> _Given task_:
Look through the listing below for the line containing "Clone this chart". Copy it and each line after it up to and including the line containing "const yTicks = [0, 20, 40, 60, 80, 100, 120, 140];", exactly, leaving out pictures.

> _Items_:
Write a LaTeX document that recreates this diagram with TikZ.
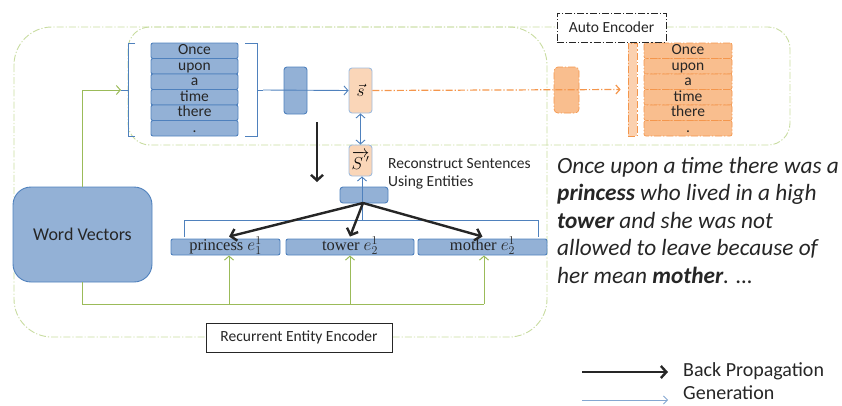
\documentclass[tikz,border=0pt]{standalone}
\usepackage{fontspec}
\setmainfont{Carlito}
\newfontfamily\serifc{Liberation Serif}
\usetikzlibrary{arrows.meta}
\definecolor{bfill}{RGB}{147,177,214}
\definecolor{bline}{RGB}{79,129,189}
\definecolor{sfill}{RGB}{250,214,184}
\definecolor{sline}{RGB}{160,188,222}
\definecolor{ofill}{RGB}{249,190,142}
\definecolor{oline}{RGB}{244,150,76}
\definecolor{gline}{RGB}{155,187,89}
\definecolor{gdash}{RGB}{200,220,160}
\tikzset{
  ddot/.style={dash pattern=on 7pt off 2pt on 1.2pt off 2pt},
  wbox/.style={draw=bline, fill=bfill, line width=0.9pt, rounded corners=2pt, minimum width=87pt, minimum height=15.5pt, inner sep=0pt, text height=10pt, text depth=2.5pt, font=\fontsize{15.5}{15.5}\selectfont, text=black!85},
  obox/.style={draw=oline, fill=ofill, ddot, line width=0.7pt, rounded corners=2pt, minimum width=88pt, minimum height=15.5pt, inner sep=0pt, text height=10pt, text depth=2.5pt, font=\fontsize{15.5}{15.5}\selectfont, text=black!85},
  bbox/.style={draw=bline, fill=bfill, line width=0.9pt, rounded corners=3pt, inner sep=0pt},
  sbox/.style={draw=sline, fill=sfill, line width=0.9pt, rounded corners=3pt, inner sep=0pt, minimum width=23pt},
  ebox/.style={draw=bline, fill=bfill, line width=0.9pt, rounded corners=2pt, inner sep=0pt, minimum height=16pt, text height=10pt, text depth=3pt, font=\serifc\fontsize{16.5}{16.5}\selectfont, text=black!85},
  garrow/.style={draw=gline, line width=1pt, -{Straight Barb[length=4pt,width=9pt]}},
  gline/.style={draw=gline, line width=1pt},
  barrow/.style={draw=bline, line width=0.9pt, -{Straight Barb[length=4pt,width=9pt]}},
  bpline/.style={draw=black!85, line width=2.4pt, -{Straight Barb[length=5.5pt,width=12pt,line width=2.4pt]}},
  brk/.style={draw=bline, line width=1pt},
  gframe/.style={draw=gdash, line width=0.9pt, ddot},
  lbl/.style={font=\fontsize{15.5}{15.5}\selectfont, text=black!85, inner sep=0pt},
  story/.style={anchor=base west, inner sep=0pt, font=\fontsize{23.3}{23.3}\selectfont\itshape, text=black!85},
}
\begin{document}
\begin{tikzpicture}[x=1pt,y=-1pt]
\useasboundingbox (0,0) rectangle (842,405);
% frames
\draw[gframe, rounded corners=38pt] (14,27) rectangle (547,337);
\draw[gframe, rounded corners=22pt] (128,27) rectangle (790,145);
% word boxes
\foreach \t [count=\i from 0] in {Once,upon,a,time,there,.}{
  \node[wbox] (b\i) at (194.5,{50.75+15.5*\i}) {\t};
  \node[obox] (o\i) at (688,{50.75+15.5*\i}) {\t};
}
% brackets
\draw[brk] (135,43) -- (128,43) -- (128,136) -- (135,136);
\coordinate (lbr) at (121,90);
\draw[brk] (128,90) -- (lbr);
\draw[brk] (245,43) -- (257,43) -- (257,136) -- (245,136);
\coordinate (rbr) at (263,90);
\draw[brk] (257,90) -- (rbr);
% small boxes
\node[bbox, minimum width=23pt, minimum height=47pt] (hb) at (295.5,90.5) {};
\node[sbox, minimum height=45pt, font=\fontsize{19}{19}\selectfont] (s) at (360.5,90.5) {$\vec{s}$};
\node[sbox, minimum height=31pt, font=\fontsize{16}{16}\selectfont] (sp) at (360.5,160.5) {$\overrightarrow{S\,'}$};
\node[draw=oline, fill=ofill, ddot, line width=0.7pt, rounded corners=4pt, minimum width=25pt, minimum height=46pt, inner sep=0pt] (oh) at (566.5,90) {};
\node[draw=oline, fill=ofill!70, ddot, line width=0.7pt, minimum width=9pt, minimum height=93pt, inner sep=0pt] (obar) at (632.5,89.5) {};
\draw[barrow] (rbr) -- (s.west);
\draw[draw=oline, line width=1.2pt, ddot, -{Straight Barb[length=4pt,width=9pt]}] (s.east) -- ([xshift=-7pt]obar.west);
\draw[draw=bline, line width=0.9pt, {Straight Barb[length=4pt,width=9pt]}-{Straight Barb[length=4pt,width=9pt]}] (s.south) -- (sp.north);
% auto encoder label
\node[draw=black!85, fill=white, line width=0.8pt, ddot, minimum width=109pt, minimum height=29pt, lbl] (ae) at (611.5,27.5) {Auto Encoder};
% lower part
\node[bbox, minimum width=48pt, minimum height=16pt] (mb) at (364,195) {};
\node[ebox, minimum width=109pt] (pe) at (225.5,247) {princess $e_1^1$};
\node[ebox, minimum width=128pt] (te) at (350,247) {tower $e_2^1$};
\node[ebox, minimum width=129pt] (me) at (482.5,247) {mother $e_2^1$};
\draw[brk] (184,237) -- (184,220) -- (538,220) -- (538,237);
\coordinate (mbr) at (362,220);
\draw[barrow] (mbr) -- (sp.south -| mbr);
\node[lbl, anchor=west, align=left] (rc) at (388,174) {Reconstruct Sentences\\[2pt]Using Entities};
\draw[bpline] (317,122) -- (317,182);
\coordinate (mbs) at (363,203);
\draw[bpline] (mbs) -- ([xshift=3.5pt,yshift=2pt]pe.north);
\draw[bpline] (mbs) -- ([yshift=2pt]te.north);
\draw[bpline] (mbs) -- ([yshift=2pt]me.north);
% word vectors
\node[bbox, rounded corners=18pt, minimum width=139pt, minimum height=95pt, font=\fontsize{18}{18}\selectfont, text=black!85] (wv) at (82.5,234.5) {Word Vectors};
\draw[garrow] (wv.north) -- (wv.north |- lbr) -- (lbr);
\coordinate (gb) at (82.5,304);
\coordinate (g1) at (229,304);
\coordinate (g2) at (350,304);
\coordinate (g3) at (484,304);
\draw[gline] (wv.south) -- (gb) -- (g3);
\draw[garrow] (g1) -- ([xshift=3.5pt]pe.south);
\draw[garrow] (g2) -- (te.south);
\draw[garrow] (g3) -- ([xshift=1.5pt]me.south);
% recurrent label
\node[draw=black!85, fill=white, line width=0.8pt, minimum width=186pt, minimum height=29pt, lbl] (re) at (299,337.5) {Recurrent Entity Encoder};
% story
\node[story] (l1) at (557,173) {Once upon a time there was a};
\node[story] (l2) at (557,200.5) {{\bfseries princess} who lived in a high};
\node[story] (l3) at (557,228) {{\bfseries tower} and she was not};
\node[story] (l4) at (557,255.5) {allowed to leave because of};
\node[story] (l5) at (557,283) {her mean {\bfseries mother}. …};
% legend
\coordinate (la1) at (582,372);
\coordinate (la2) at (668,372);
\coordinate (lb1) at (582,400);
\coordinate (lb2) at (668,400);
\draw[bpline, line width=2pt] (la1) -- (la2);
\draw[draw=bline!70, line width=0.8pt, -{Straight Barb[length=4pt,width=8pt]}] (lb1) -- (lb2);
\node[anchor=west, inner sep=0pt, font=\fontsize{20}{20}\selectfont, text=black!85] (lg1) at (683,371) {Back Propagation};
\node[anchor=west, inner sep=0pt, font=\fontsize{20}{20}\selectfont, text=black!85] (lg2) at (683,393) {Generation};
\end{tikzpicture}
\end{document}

==

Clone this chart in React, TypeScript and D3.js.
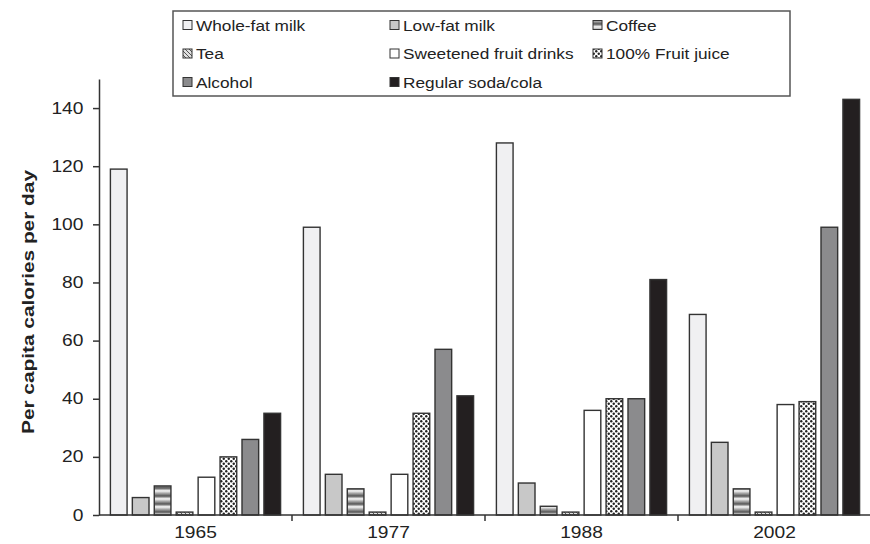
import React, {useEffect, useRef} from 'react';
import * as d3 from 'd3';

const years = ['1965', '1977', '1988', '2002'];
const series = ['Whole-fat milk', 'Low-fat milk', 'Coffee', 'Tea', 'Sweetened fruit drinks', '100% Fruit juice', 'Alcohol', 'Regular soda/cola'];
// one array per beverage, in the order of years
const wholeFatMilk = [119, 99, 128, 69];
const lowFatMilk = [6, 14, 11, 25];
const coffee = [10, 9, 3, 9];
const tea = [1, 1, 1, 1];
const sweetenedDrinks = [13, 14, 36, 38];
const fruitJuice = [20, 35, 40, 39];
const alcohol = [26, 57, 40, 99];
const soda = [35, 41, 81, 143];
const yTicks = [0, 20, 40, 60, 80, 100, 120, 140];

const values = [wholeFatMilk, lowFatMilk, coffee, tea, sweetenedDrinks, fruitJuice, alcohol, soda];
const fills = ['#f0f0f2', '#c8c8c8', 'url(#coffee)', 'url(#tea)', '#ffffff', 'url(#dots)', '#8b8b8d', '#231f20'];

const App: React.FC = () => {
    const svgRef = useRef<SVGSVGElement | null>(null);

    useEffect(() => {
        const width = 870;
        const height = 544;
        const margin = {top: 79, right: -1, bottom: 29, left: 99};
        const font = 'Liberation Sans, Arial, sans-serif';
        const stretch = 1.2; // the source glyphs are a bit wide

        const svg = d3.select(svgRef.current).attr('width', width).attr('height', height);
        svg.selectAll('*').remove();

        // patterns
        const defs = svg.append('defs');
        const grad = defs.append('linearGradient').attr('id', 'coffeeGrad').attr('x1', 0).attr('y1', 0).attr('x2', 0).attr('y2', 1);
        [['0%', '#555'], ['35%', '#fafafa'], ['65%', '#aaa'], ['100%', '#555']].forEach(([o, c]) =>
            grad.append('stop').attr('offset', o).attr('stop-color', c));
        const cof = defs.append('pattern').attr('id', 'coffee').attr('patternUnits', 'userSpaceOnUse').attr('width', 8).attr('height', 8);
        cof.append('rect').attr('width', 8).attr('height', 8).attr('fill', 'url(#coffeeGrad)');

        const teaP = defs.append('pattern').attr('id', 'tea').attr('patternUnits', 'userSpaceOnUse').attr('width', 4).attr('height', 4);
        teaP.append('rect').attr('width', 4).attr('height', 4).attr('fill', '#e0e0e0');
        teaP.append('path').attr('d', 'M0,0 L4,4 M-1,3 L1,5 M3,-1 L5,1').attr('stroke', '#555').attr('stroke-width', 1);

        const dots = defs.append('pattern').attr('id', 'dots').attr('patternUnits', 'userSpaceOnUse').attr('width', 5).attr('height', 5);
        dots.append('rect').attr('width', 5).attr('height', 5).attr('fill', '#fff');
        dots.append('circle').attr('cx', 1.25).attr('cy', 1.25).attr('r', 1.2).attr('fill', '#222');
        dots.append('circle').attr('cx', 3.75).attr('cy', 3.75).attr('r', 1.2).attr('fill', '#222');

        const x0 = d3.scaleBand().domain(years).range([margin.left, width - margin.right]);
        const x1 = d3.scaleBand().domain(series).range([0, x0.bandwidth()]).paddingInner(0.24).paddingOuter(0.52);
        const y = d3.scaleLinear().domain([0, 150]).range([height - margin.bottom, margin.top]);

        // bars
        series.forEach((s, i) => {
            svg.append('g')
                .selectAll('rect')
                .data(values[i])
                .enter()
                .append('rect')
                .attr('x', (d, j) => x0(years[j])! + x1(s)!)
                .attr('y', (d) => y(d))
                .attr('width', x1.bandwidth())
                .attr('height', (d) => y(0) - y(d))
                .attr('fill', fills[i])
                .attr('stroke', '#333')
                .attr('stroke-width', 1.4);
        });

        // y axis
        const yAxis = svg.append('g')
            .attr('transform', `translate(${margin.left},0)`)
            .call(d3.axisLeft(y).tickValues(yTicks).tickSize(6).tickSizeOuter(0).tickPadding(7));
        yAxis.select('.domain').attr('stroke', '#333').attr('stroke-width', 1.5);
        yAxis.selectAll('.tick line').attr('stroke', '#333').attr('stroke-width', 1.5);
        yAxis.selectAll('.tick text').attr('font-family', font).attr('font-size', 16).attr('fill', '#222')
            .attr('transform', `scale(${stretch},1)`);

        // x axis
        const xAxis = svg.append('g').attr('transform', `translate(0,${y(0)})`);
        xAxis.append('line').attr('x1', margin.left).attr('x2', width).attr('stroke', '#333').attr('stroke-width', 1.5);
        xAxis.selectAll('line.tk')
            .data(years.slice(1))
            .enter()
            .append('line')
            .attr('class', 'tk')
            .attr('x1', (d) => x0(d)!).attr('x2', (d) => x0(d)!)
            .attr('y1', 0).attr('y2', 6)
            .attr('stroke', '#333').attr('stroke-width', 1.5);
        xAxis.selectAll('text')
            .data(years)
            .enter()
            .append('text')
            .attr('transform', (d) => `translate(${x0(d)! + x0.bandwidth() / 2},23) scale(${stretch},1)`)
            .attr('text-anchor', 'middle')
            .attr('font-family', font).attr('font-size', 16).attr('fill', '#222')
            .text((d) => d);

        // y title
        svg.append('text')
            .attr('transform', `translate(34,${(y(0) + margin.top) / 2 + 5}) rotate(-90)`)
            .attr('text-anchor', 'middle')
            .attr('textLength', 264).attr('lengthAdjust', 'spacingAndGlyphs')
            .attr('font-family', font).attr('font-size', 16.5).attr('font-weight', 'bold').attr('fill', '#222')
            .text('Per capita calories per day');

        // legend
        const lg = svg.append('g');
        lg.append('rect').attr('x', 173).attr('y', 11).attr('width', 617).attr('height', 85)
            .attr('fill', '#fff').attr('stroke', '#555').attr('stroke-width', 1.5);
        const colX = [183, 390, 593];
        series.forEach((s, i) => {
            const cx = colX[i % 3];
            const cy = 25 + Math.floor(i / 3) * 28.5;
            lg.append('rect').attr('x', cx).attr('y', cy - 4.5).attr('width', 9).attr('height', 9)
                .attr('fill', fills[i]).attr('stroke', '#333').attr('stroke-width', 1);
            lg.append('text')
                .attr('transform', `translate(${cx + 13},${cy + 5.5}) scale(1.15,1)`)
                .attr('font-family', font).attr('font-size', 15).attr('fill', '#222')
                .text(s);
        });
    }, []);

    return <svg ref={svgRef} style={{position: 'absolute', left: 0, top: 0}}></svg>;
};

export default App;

> _Written response_:
Clone this chart in React, TypeScript and D3.js.
import React, {useEffect, useRef} from 'react';
import * as d3 from 'd3';

const years = ['1965', '1977', '1988', '2002'];
const series = ['Whole-fat milk', 'Low-fat milk', 'Coffee', 'Tea', 'Sweetened fruit drinks', '100% Fruit juice', 'Alcohol', 'Regular soda/cola'];
// one array per beverage, in the order of years
const wholeFatMilk = [119, 99, 128, 69];
const lowFatMilk = [6, 14, 11, 25];
const coffee = [10, 9, 3, 9];
const tea = [1, 1, 1, 1];
const sweetenedDrinks = [13, 14, 36, 38];
const fruitJuice = [20, 35, 40, 39];
const alcohol = [26, 57, 40, 99];
const soda = [35, 41, 81, 143];
const yTicks = [0, 20, 40, 60, 80, 100, 120, 140];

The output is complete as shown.